» LISTING
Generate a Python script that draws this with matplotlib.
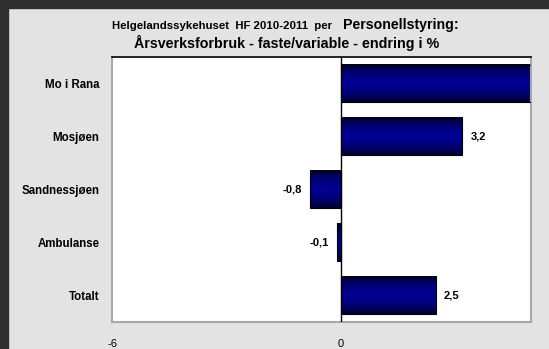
import numpy as np
import matplotlib
matplotlib.use("Agg")
import matplotlib.pyplot as plt
from matplotlib import font_manager
from matplotlib.colors import LinearSegmentedColormap
from matplotlib.patches import Rectangle

categories = ["Mo i Rana", "Mosjøen", "Sandnessjøen", "Ambulanse", "Totalt"]
values = [6.5, 3.2, -0.8, -0.1, 2.5]
value_labels = ["6,5", "3,2", "-0,8", "-0,1", "2,5"]
xticks = [-6, 0]

files = font_manager.findSystemFonts()
fr = [f for f in files if f.endswith('LiberationSans-Regular.ttf')]
fb = [f for f in files if f.endswith('LiberationSans-Bold.ttf')]

def fp(size, bold=False):
    lst = fb if bold else fr
    if lst:
        return font_manager.FontProperties(fname=lst[0], size=size)
    return font_manager.FontProperties(family='DejaVu Sans', size=size, weight='bold' if bold else 'normal')

W, H = 549, 349
fig = plt.figure(figsize=(W / 100, H / 100), dpi=100)
fig.patch.set_facecolor('#e3e3e3')

fig.patches.append(Rectangle((0, 0), 8 / W, 1, transform=fig.transFigure, color='#2f2f2f', zorder=-1))
fig.patches.append(Rectangle((0, 1 - 8 / H), 1, 8 / H, transform=fig.transFigure, color='#2f2f2f', zorder=-1))

left, right, top, bottom = 112, 531, 57, 322
ax = fig.add_axes([left / W, 1 - bottom / H, (right - left) / W, (bottom - top) / H])
ax.set_facecolor('white')

cmap = LinearSegmentedColormap.from_list('g', ['#000030', '#000078', '#000096', '#000078', '#000030'])
grad = np.linspace(0, 1, 64).reshape(-1, 1)
bh = 0.70
ypos = np.arange(len(categories))
for y, v in zip(ypos, values):
    x0, x1 = min(0, v), max(0, v)
    ax.imshow(grad, extent=[x0, x1, y + bh / 2, y - bh / 2], cmap=cmap, aspect='auto', zorder=2,
              interpolation='bilinear')
    ax.add_patch(Rectangle((x0, y - bh / 2), x1 - x0, bh, fill=False, edgecolor='black', lw=0.8, zorder=3))

ax.set_xlim(-6, 5)
ax.set_ylim(len(categories) - 0.5, -0.5)
ax.axvline(0, color='black', lw=1.0, zorder=4)

for y, v, lab in zip(ypos, values, value_labels):
    if v >= 0:
        ax.annotate(lab, (v, y), xytext=(8, 0), textcoords='offset pixels', ha='left', va='center',
                    fontproperties=fp(8, True), annotation_clip=True, clip_on=True)
    else:
        ax.annotate(lab, (v, y), xytext=(-8, 0), textcoords='offset pixels', ha='right', va='center',
                    fontproperties=fp(8, True))

ax.set_yticks(ypos)
ax.set_yticklabels(categories)
for t in ax.get_yticklabels():
    t.set_fontproperties(fp(8.3, True))
ax.set_xticks(xticks)
ax.set_xticklabels([str(t) for t in xticks])
for t in ax.get_xticklabels():
    t.set_fontproperties(fp(8))
ax.tick_params(axis='y', length=0, pad=9)
ax.tick_params(axis='x', length=0, pad=12)

for s in ['left', 'right', 'bottom']:
    ax.spines[s].set_color('#a8a8a8')
    ax.spines[s].set_linewidth(1.5)
ax.spines['top'].set_color('black')
ax.spines['top'].set_linewidth(1.2)

fig.text(112 / W, 1 - 26 / H, "Helgelandssykehuset  HF 2010-2011  per", fontproperties=fp(8.2, True),
         ha='left', va='center')
fig.text(343 / W, 1 - 25 / H, "Personellstyring:", fontproperties=fp(10.2, True), ha='left', va='center')
fig.text(287 / W, 1 - 43 / H, "Årsverksforbruk - faste/variable - endring i %", fontproperties=fp(10.3, True),
         ha='center', va='center')

fig.savefig('out.png', dpi=100, facecolor=fig.get_facecolor())
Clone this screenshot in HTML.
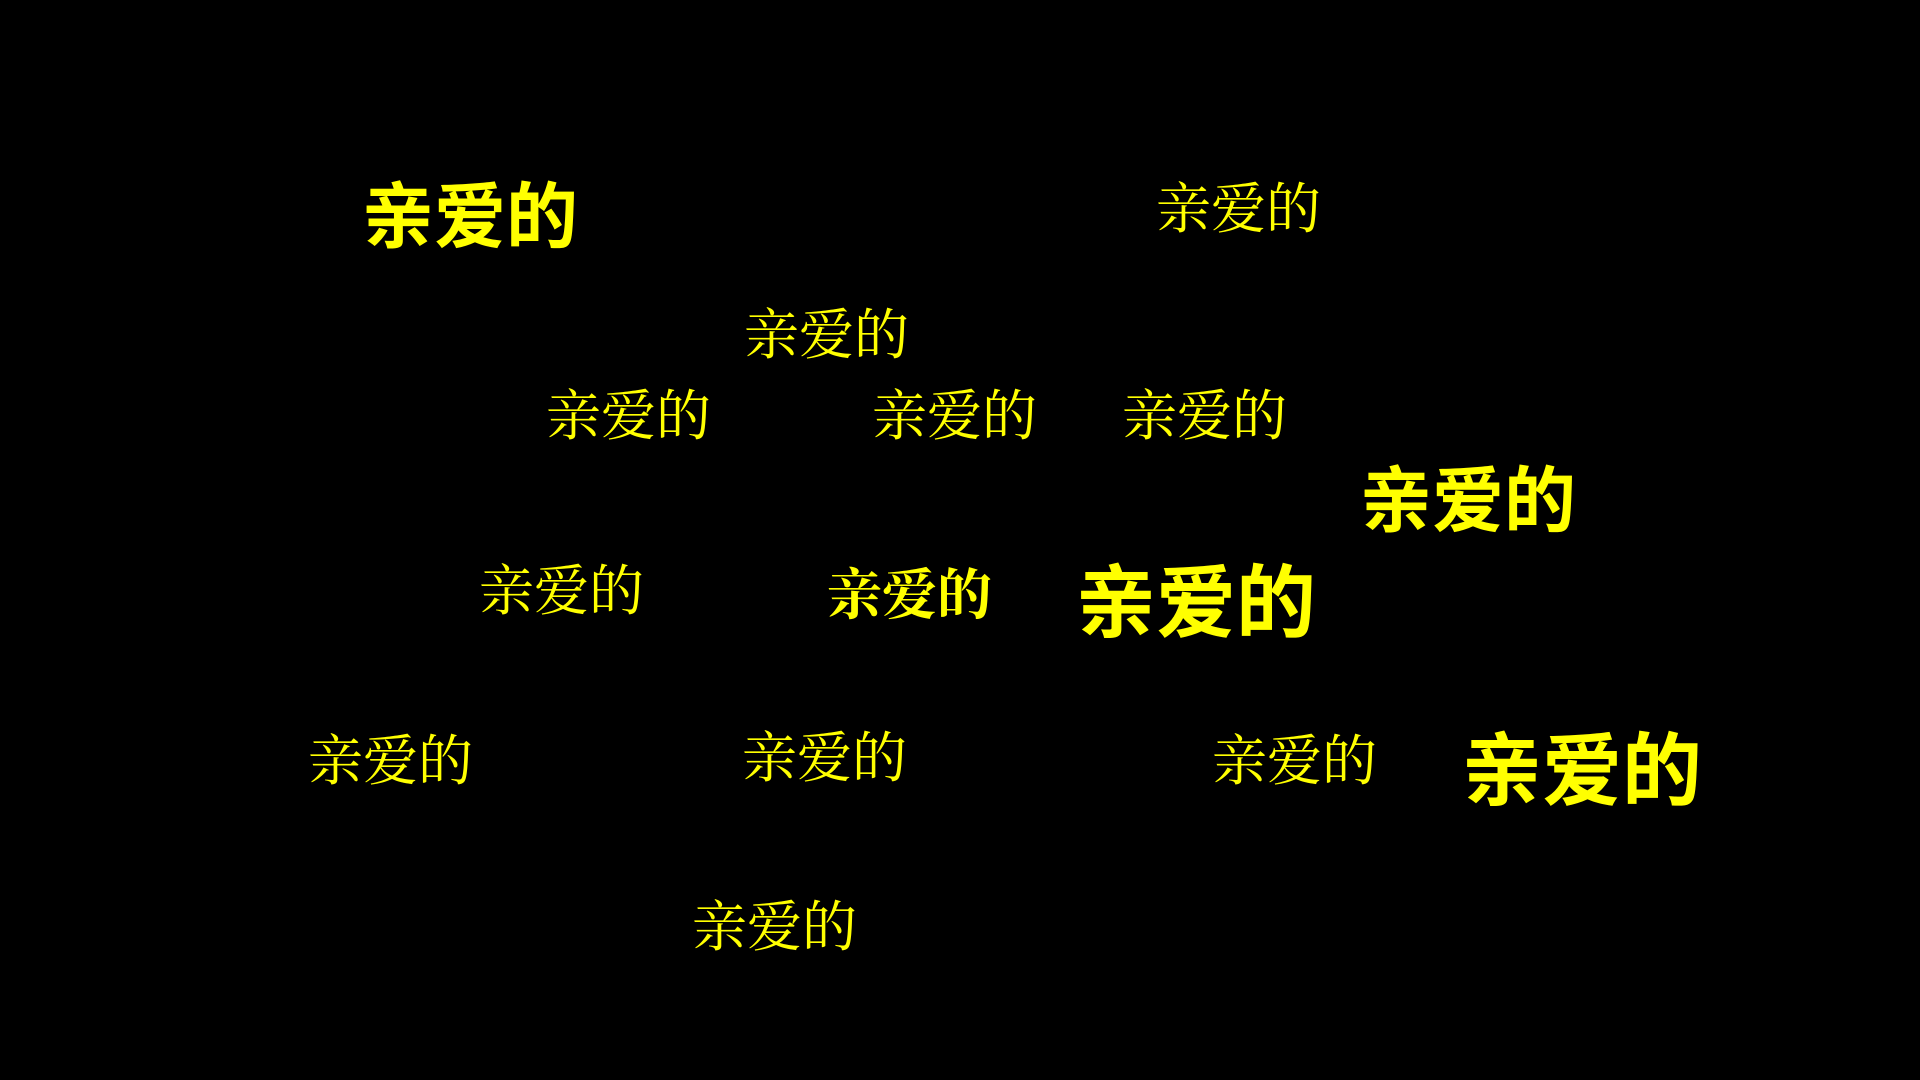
<!DOCTYPE html>
<html><head><meta charset="utf-8"><style>
html,body{margin:0;padding:0;background:#000;width:1920px;height:1080px;overflow:hidden}
.t{position:absolute;color:#ffff00;line-height:1;white-space:nowrap;font-family:"Liberation Serif","Noto Serif CJK SC",serif;font-size:55px}
.b{font-family:"Liberation Sans","Noto Sans CJK SC",sans-serif;font-weight:bold;font-size:72px}
.bb{font-family:"Liberation Sans","Noto Sans CJK SC",sans-serif;font-weight:bold;font-size:80px}
</style></head><body>
<div class="t b" style="left:362px;top:182px">亲爱的</div>
<div class="t" style="left:1156px;top:182px">亲爱的</div>
<div class="t" style="left:744px;top:308px">亲爱的</div>
<div class="t" style="left:546px;top:389px">亲爱的</div>
<div class="t" style="left:872px;top:389px">亲爱的</div>
<div class="t" style="left:1122px;top:389px">亲爱的</div>
<div class="t b" style="left:1360px;top:466px">亲爱的</div>
<div class="t" style="left:479px;top:564px">亲爱的</div>
<div class="t" style="left:827px;top:568px;font-weight:bold">亲爱的</div>
<div class="t bb" style="left:1076px;top:564px">亲爱的</div>
<div class="t" style="left:308px;top:734px">亲爱的</div>
<div class="t" style="left:742px;top:731px">亲爱的</div>
<div class="t" style="left:1212px;top:734px">亲爱的</div>
<div class="t bb" style="left:1462px;top:732px">亲爱的</div>
<div class="t" style="left:692px;top:900px">亲爱的</div>
</body></html>
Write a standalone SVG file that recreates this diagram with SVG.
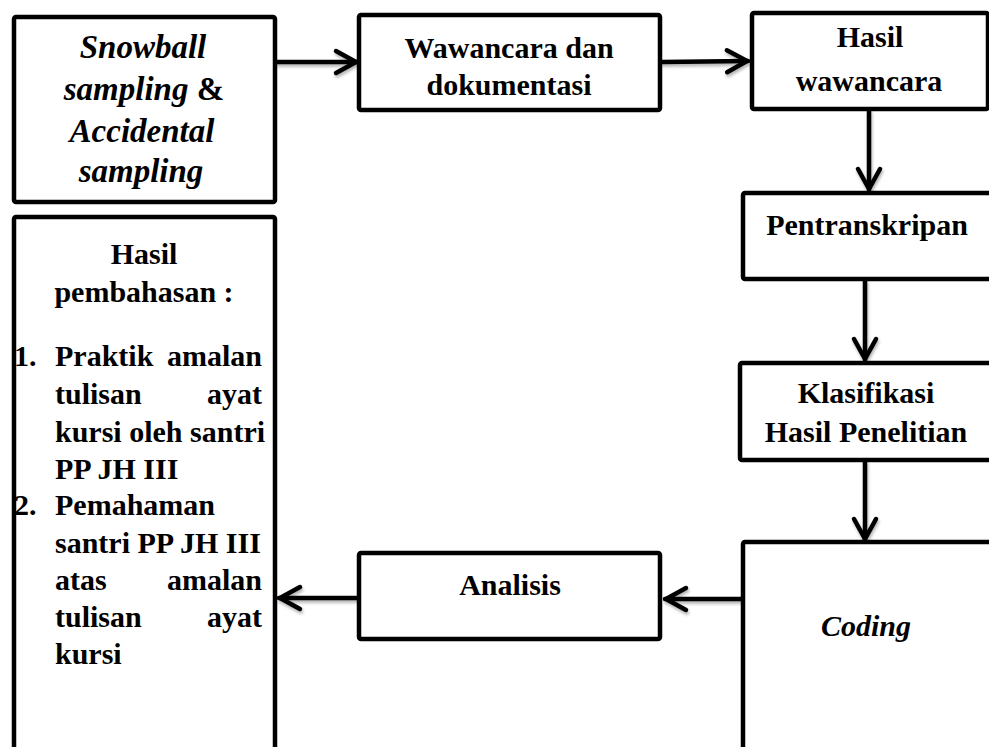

» WHAT IS EXPECTED
Skip the pictures and transcribe the rest of the records exactly.

» RESULT FOR THIS EXERCISE
Generate a Python script that draws this with matplotlib.
import numpy as np
import matplotlib
matplotlib.use("Agg")
import matplotlib.pyplot as plt
from matplotlib import font_manager
from matplotlib.colors import LinearSegmentedColormap
from matplotlib.patches import Rectangle

categories = ["Mo i Rana", "Mosjøen", "Sandnessjøen", "Ambulanse", "Totalt"]
values = [6.5, 3.2, -0.8, -0.1, 2.5]
value_labels = ["6,5", "3,2", "-0,8", "-0,1", "2,5"]
xticks = [-6, 0]

files = font_manager.findSystemFonts()
fr = [f for f in files if f.endswith('LiberationSans-Regular.ttf')]
fb = [f for f in files if f.endswith('LiberationSans-Bold.ttf')]

def fp(size, bold=False):
    lst = fb if bold else fr
    if lst:
        return font_manager.FontProperties(fname=lst[0], size=size)
    return font_manager.FontProperties(family='DejaVu Sans', size=size, weight='bold' if bold else 'normal')

W, H = 549, 349
fig = plt.figure(figsize=(W / 100, H / 100), dpi=100)
fig.patch.set_facecolor('#e3e3e3')

fig.patches.append(Rectangle((0, 0), 8 / W, 1, transform=fig.transFigure, color='#2f2f2f', zorder=-1))
fig.patches.append(Rectangle((0, 1 - 8 / H), 1, 8 / H, transform=fig.transFigure, color='#2f2f2f', zorder=-1))

left, right, top, bottom = 112, 531, 57, 322
ax = fig.add_axes([left / W, 1 - bottom / H, (right - left) / W, (bottom - top) / H])
ax.set_facecolor('white')

cmap = LinearSegmentedColormap.from_list('g', ['#000030', '#000078', '#000096', '#000078', '#000030'])
grad = np.linspace(0, 1, 64).reshape(-1, 1)
bh = 0.70
ypos = np.arange(len(categories))
for y, v in zip(ypos, values):
    x0, x1 = min(0, v), max(0, v)
    ax.imshow(grad, extent=[x0, x1, y + bh / 2, y - bh / 2], cmap=cmap, aspect='auto', zorder=2,
              interpolation='bilinear')
    ax.add_patch(Rectangle((x0, y - bh / 2), x1 - x0, bh, fill=False, edgecolor='black', lw=0.8, zorder=3))

ax.set_xlim(-6, 5)
ax.set_ylim(len(categories) - 0.5, -0.5)
ax.axvline(0, color='black', lw=1.0, zorder=4)

for y, v, lab in zip(ypos, values, value_labels):
    if v >= 0:
        ax.annotate(lab, (v, y), xytext=(8, 0), textcoords='offset pixels', ha='left', va='center',
                    fontproperties=fp(8, True), annotation_clip=True, clip_on=True)
    else:
        ax.annotate(lab, (v, y), xytext=(-8, 0), textcoords='offset pixels', ha='right', va='center',
                    fontproperties=fp(8, True))

ax.set_yticks(ypos)
ax.set_yticklabels(categories)
for t in ax.get_yticklabels():
    t.set_fontproperties(fp(8.3, True))
ax.set_xticks(xticks)
ax.set_xticklabels([str(t) for t in xticks])
for t in ax.get_xticklabels():
    t.set_fontproperties(fp(8))
ax.tick_params(axis='y', length=0, pad=9)
ax.tick_params(axis='x', length=0, pad=12)

for s in ['left', 'right', 'bottom']:
    ax.spines[s].set_color('#a8a8a8')
    ax.spines[s].set_linewidth(1.5)
ax.spines['top'].set_color('black')
ax.spines['top'].set_linewidth(1.2)

fig.text(112 / W, 1 - 26 / H, "Helgelandssykehuset  HF 2010-2011  per", fontproperties=fp(8.2, True),
         ha='left', va='center')
fig.text(343 / W, 1 - 25 / H, "Personellstyring:", fontproperties=fp(10.2, True), ha='left', va='center')
fig.text(287 / W, 1 - 43 / H, "Årsverksforbruk - faste/variable - endring i %", fontproperties=fp(10.3, True),
         ha='center', va='center')

fig.savefig('out.png', dpi=100, facecolor=fig.get_facecolor())
Clone this screenshot in HTML.
<!DOCTYPE html>
<html><head><meta charset="utf-8"><style>
html,body{margin:0;padding:0;background:#000;width:1920px;height:1080px;overflow:hidden}
.t{position:absolute;color:#ffff00;line-height:1;white-space:nowrap;font-family:"Liberation Serif","Noto Serif CJK SC",serif;font-size:55px}
.b{font-family:"Liberation Sans","Noto Sans CJK SC",sans-serif;font-weight:bold;font-size:72px}
.bb{font-family:"Liberation Sans","Noto Sans CJK SC",sans-serif;font-weight:bold;font-size:80px}
</style></head><body>
<div class="t b" style="left:362px;top:182px">亲爱的</div>
<div class="t" style="left:1156px;top:182px">亲爱的</div>
<div class="t" style="left:744px;top:308px">亲爱的</div>
<div class="t" style="left:546px;top:389px">亲爱的</div>
<div class="t" style="left:872px;top:389px">亲爱的</div>
<div class="t" style="left:1122px;top:389px">亲爱的</div>
<div class="t b" style="left:1360px;top:466px">亲爱的</div>
<div class="t" style="left:479px;top:564px">亲爱的</div>
<div class="t" style="left:827px;top:568px;font-weight:bold">亲爱的</div>
<div class="t bb" style="left:1076px;top:564px">亲爱的</div>
<div class="t" style="left:308px;top:734px">亲爱的</div>
<div class="t" style="left:742px;top:731px">亲爱的</div>
<div class="t" style="left:1212px;top:734px">亲爱的</div>
<div class="t bb" style="left:1462px;top:732px">亲爱的</div>
<div class="t" style="left:692px;top:900px">亲爱的</div>
</body></html>
Write a standalone SVG file that recreates this diagram with SVG.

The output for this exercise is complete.